There's still some audio on there from the Maxwell Street recordings - some people believe the lead guitarist on this and on Peter Gunn Jam to be Mike Bloomfield - though most evidence, as I read it, points to Robert

Wow. That wasn't on the vinyl. I've never heard that. Thanks cih.

Can we got a thumbs up off you on this one MG :g

Still sounds like the notes and phrasing of Nighthawk on this to me. Just a bit more sprightlier than the other tracks. There is also the Red Top with the Ornithology quote. That was a mind-bender when I first heard that - many years ago. I see it's been attributed as 'Red Top/Ornithology - Little Arthur King'. Can't find any online audio though.

It's a pity the video has been taken down for copyright reasons. Bit of a cheek for a White-fella to claim copyright on that film footage.

Posted (edited)

Here is the Hound Dog Band with Brewer Phillips playing lead.

Brewer is on fire on this one.

It sounds like someone is firing bullets over his head.

I think this song encourages drinking :g

MG you won't like this one :D

Edited by freelancer
Posted

"honestly, you've got to be able to play a little of all of it, little rock, little roll, little blues"

"what would you rather play?"

"blues.. I'm a blues man"

Posted

Hm. Can't say as I like Hound DOg Taylor much. Not keen on Elmore James, anyway. But I can definitely hear mucho rock influence there.

Many thanks.

MG

I'm not really sure that the Rock influence was that great on HDT, I think of him as being at the joyous and raucous end of the Blues.
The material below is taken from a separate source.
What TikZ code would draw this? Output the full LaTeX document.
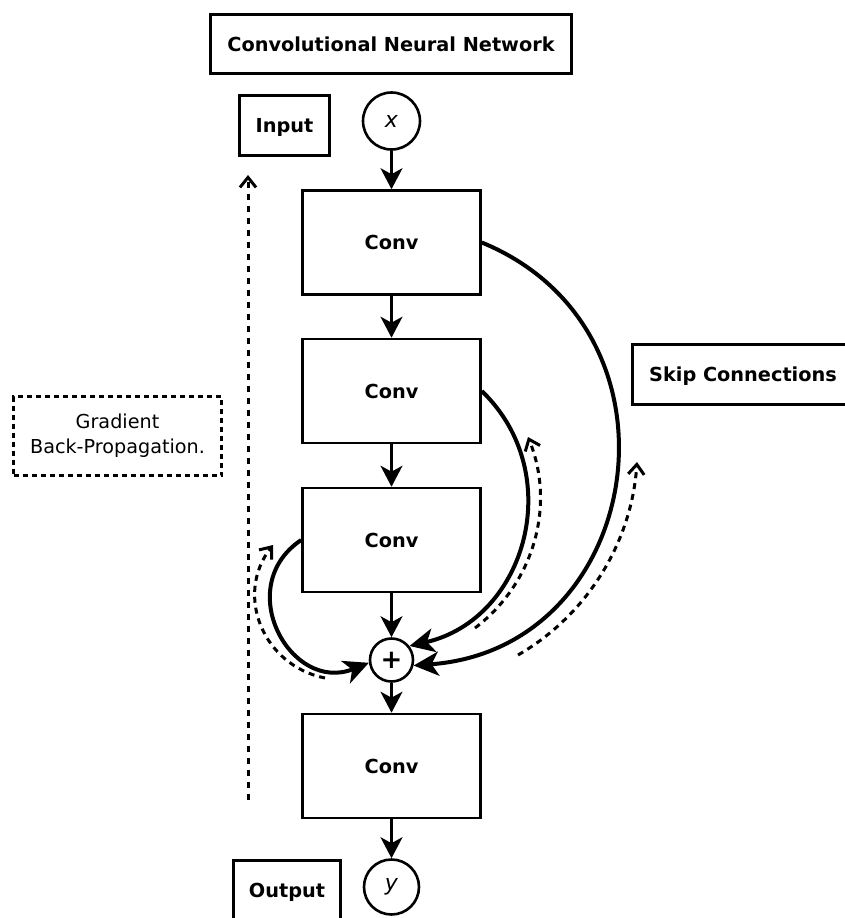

Not sure what you're hearing there, MG. I don't hear much of any, let alone mucho. The opening line on the Brewer Phillips feature is probably the closest thing, but even that is probably debatable.

Posted

I also remember reading a quote from Jack Bruce (if memory serves) almost 'bragging' that when Cream got to America all the Blues players they had 'emulated' were now using the Cream arrangements for their own tunes. I suppose that's an influence :g Or Jack was trippin.